= Source excerpt =
====================

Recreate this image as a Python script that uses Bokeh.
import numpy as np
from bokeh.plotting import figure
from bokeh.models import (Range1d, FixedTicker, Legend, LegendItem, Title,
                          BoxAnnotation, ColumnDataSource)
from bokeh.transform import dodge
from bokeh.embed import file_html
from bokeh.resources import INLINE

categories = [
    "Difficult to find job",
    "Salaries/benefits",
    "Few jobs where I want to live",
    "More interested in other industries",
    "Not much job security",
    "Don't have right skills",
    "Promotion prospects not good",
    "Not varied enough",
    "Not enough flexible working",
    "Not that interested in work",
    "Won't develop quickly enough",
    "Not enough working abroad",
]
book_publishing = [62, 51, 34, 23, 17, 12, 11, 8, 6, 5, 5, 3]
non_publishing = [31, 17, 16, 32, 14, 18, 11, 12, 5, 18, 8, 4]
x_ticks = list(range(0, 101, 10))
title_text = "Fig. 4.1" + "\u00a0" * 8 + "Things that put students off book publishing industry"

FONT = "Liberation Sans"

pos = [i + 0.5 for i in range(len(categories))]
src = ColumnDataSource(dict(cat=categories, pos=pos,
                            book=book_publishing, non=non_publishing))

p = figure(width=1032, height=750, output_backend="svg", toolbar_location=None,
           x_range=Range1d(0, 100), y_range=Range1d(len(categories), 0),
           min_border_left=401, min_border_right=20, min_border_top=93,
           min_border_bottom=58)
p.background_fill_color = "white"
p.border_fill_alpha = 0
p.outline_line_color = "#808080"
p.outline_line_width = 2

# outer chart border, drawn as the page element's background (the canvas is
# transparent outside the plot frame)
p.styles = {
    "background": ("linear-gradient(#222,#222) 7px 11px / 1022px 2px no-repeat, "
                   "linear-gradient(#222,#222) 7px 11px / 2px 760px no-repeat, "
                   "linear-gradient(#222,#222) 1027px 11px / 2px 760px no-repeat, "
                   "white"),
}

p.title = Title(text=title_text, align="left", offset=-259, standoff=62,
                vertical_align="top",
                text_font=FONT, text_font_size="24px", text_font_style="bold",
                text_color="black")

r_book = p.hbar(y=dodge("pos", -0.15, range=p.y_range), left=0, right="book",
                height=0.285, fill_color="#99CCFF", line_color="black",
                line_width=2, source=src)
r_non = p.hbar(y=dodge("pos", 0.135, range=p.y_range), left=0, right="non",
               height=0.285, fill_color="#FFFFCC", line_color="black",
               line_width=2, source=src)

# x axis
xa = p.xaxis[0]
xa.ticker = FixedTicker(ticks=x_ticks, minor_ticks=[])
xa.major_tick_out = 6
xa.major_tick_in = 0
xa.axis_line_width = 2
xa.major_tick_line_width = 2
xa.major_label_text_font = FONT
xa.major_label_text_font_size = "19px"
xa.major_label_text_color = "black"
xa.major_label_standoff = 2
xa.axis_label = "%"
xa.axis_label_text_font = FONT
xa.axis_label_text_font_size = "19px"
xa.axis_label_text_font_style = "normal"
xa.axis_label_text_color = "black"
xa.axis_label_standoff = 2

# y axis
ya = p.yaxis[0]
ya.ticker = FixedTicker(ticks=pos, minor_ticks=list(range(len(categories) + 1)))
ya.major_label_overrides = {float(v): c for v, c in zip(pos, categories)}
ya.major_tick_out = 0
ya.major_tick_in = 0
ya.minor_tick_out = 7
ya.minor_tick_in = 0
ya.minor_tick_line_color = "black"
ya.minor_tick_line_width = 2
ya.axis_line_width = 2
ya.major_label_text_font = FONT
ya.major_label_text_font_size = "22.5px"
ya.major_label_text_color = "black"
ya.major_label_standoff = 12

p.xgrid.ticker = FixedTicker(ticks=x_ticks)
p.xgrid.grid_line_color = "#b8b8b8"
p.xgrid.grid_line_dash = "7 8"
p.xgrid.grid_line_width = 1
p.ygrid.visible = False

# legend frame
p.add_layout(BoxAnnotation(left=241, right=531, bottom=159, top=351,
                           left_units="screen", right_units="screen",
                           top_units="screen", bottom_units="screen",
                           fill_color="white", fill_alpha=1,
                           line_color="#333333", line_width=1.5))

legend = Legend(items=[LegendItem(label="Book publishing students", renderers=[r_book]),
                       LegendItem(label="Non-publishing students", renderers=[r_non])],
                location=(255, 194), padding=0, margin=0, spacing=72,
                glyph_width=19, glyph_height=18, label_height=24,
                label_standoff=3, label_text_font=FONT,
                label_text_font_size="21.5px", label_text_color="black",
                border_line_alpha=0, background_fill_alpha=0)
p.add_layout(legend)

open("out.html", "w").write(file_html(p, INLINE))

====================

= Written exercise =
Recopy all the lines exactly as they appear.

= Task result =
Recreate this image as a Python script that uses Bokeh.
import numpy as np
from bokeh.plotting import figure
from bokeh.models import (Range1d, FixedTicker, Legend, LegendItem, Title,
                          BoxAnnotation, ColumnDataSource)
from bokeh.transform import dodge
from bokeh.embed import file_html
from bokeh.resources import INLINE

categories = [
    "Difficult to find job",
    "Salaries/benefits",
    "Few jobs where I want to live",
    "More interested in other industries",
    "Not much job security",
    "Don't have right skills",
    "Promotion prospects not good",
    "Not varied enough",
    "Not enough flexible working",
    "Not that interested in work",
    "Won't develop quickly enough",
    "Not enough working abroad",
]
book_publishing = [62, 51, 34, 23, 17, 12, 11, 8, 6, 5, 5, 3]
non_publishing = [31, 17, 16, 32, 14, 18, 11, 12, 5, 18, 8, 4]
x_ticks = list(range(0, 101, 10))
title_text = "Fig. 4.1" + "\u00a0" * 8 + "Things that put students off book publishing industry"

FONT = "Liberation Sans"

pos = [i + 0.5 for i in range(len(categories))]
src = ColumnDataSource(dict(cat=categories, pos=pos,
                            book=book_publishing, non=non_publishing))

p = figure(width=1032, height=750, output_backend="svg", toolbar_location=None,
           x_range=Range1d(0, 100), y_range=Range1d(len(categories), 0),
           min_border_left=401, min_border_right=20, min_border_top=93,
           min_border_bottom=58)
p.background_fill_color = "white"
p.border_fill_alpha = 0
p.outline_line_color = "#808080"
p.outline_line_width = 2

# outer chart border, drawn as the page element's background (the canvas is
# transparent outside the plot frame)
p.styles = {
    "background": ("linear-gradient(#222,#222) 7px 11px / 1022px 2px no-repeat, "
                   "linear-gradient(#222,#222) 7px 11px / 2px 760px no-repeat, "
                   "linear-gradient(#222,#222) 1027px 11px / 2px 760px no-repeat, "
                   "white"),
}

p.title = Title(text=title_text, align="left", offset=-259, standoff=62,
                vertical_align="top",
                text_font=FONT, text_font_size="24px", text_font_style="bold",
                text_color="black")

r_book = p.hbar(y=dodge("pos", -0.15, range=p.y_range), left=0, right="book",
                height=0.285, fill_color="#99CCFF", line_color="black",
                line_width=2, source=src)
r_non = p.hbar(y=dodge("pos", 0.135, range=p.y_range), left=0, right="non",
               height=0.285, fill_color="#FFFFCC", line_color="black",
               line_width=2, source=src)

# x axis
xa = p.xaxis[0]
xa.ticker = FixedTicker(ticks=x_ticks, minor_ticks=[])
xa.major_tick_out = 6
xa.major_tick_in = 0
xa.axis_line_width = 2
xa.major_tick_line_width = 2
xa.major_label_text_font = FONT
xa.major_label_text_font_size = "19px"
xa.major_label_text_color = "black"
xa.major_label_standoff = 2
xa.axis_label = "%"
xa.axis_label_text_font = FONT
xa.axis_label_text_font_size = "19px"
xa.axis_label_text_font_style = "normal"
xa.axis_label_text_color = "black"
xa.axis_label_standoff = 2

# y axis
ya = p.yaxis[0]
ya.ticker = FixedTicker(ticks=pos, minor_ticks=list(range(len(categories) + 1)))
ya.major_label_overrides = {float(v): c for v, c in zip(pos, categories)}
ya.major_tick_out = 0
ya.major_tick_in = 0
ya.minor_tick_out = 7
ya.minor_tick_in = 0
ya.minor_tick_line_color = "black"
ya.minor_tick_line_width = 2
ya.axis_line_width = 2
ya.major_label_text_font = FONT
ya.major_label_text_font_size = "22.5px"
ya.major_label_text_color = "black"
ya.major_label_standoff = 12

p.xgrid.ticker = FixedTicker(ticks=x_ticks)
p.xgrid.grid_line_color = "#b8b8b8"
p.xgrid.grid_line_dash = "7 8"
p.xgrid.grid_line_width = 1
p.ygrid.visible = False

# legend frame
p.add_layout(BoxAnnotation(left=241, right=531, bottom=159, top=351,
                           left_units="screen", right_units="screen",
                           top_units="screen", bottom_units="screen",
                           fill_color="white", fill_alpha=1,
                           line_color="#333333", line_width=1.5))

legend = Legend(items=[LegendItem(label="Book publishing students", renderers=[r_book]),
                       LegendItem(label="Non-publishing students", renderers=[r_non])],
                location=(255, 194), padding=0, margin=0, spacing=72,
                glyph_width=19, glyph_height=18, label_height=24,
                label_standoff=3, label_text_font=FONT,
                label_text_font_size="21.5px", label_text_color="black",
                border_line_alpha=0, background_fill_alpha=0)
p.add_layout(legend)

open("out.html", "w").write(file_html(p, INLINE))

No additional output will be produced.